The Flood Of A Century

Jonathan Zerby, Cactus Contributor

On Monday September 8, Arizona had the largest recorded rainfall within a hundred years. Arizona usually receives ap­proximately 7 inches of rain­fall total for the year. By the end of the day on Monday, we received over 5 inches of rain­fall — in just that day. It didn’t start off as a normal Monday morning. I remember the day started off raining. I was ex­cited and overjoyed for the rain, until I turned on the TV to see the I-10 flooded. People were stranded in their cars on the freeway and could not move or get out and it just continued to rain more. By 7:00 am the I-10 was fully flooded into a river. The wa­ter level was so high you could barely see the stranded cars. The only part of the cars you could see were the roofs. Gov­ernor Jan Brewer announced a statewide emergency for the areas affected and stated that all non-essential government personnel should stay home.
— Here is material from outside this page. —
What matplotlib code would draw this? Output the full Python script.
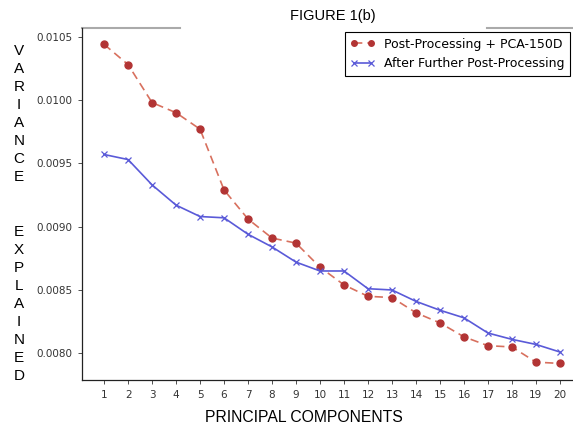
import numpy as np
import matplotlib
matplotlib.use("Agg")
import matplotlib.pyplot as plt

####################################
#               Data               #
####################################

components = list(range(1, 21))
pca_150d = [0.01044, 0.01028, 0.00998, 0.00990, 0.00977, 0.00929, 0.00906, 0.00891,
            0.00887, 0.00868, 0.00854, 0.00845, 0.00844, 0.00832, 0.00824, 0.00813,
            0.00806, 0.00805, 0.00793, 0.00792]
further_pp = [0.00957, 0.00953, 0.00933, 0.00917, 0.00908, 0.00907, 0.00894, 0.00884,
              0.00872, 0.00865, 0.00865, 0.00851, 0.00850, 0.00841, 0.00834, 0.00828,
              0.00816, 0.00811, 0.00807, 0.00801]
yticks = [0.0080, 0.0085, 0.0090, 0.0095, 0.0100, 0.0105]
labels = ["Post-Processing + PCA-150D", "After Further Post-Processing"]

####################################
#               Plot               #
####################################

W, H = 573, 425
fig = plt.figure(figsize=(W / 100, H / 100), dpi=100, facecolor='w')
ax = fig.add_axes([82 / W, 45 / H, 500 / W, 352 / H])

ax.plot(components, pca_150d, color='#d8705e', linestyle='--', dashes=(5, 3), linewidth=1.2,
        marker='o', markersize=5, markerfacecolor='#b23434', markeredgecolor='#b23434',
        label=labels[0])
ax.plot(components, further_pp, color='#5a5ad8', linestyle='-', linewidth=1.2,
        marker='x', markersize=5, markeredgewidth=0.9, label=labels[1])

ax.set_xlim(0.08, 20.92)
ax.set_ylim(0.007789, 0.010569)
ax.set_xticks(components)
ax.set_yticks(yticks)
ax.set_yticklabels(['{:.4f}'.format(v) for v in yticks])
ax.tick_params(labelsize=7.5, length=3, width=0.6, colors='#333333', pad=4)

ax.spines['top'].set_visible(False)
ax.spines['right'].set_visible(False)
for s in ['left', 'bottom']:
    ax.spines[s].set_color('#222222')
    ax.spines[s].set_linewidth(0.9)
# broken gray top border
for x0, x1 in [(0, 0.196), (0.81, 1.0)]:
    ax.plot([x0, x1], [1, 1], color='#aaaaaa', linewidth=1.5, transform=ax.transAxes, clip_on=False)

leg = ax.legend(loc='upper right', bbox_to_anchor=(570 / W, 1 - 32 / H), bbox_transform=fig.transFigure,
                prop={'size': 9}, frameon=True, fancybox=False, edgecolor='black', framealpha=1,
                numpoints=2, markerscale=0.8, handlelength=2, handletextpad=0.7,
                borderpad=0.45, labelspacing=0.55, borderaxespad=0)
leg.get_frame().set_linewidth(0.8)

fig.text(333 / W, 1 - 16 / H, 'FIGURE 1(b)', family='Liberation Sans', fontsize=10.5,
         ha='center', va='center')
fig.text(304 / W, 1 - 418 / H, 'PRINCIPAL COMPONENTS', family='Liberation Sans', fontsize=11.3,
         ha='center', va='center')

ylab = "VARIANCE  EXPLAINED"
for i, ch in enumerate(ylab):
    if ch != ' ':
        fig.text(19 / W, 1 - (51 + i * 18.05) / H, ch, family='Liberation Sans', fontsize=11,
                 ha='center', va='center')

plt.savefig('out.png', dpi=100)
Since my classes were can­celed I decided to do some investigating at the San Tan Campus, to see if the cam­pus had any problems and if classes were still continuing through the morning. While driving up to the entrance, I saw an enormous amount of rainfall blocking the front en­trance. Most trucks and lifted SUVs’ didn’t have much of a problem getting through, but for the small sedans it was a rough ride. I took some pic­tures of cars trying to get through and enter the cam­pus. By this time the rain had stopped for a while.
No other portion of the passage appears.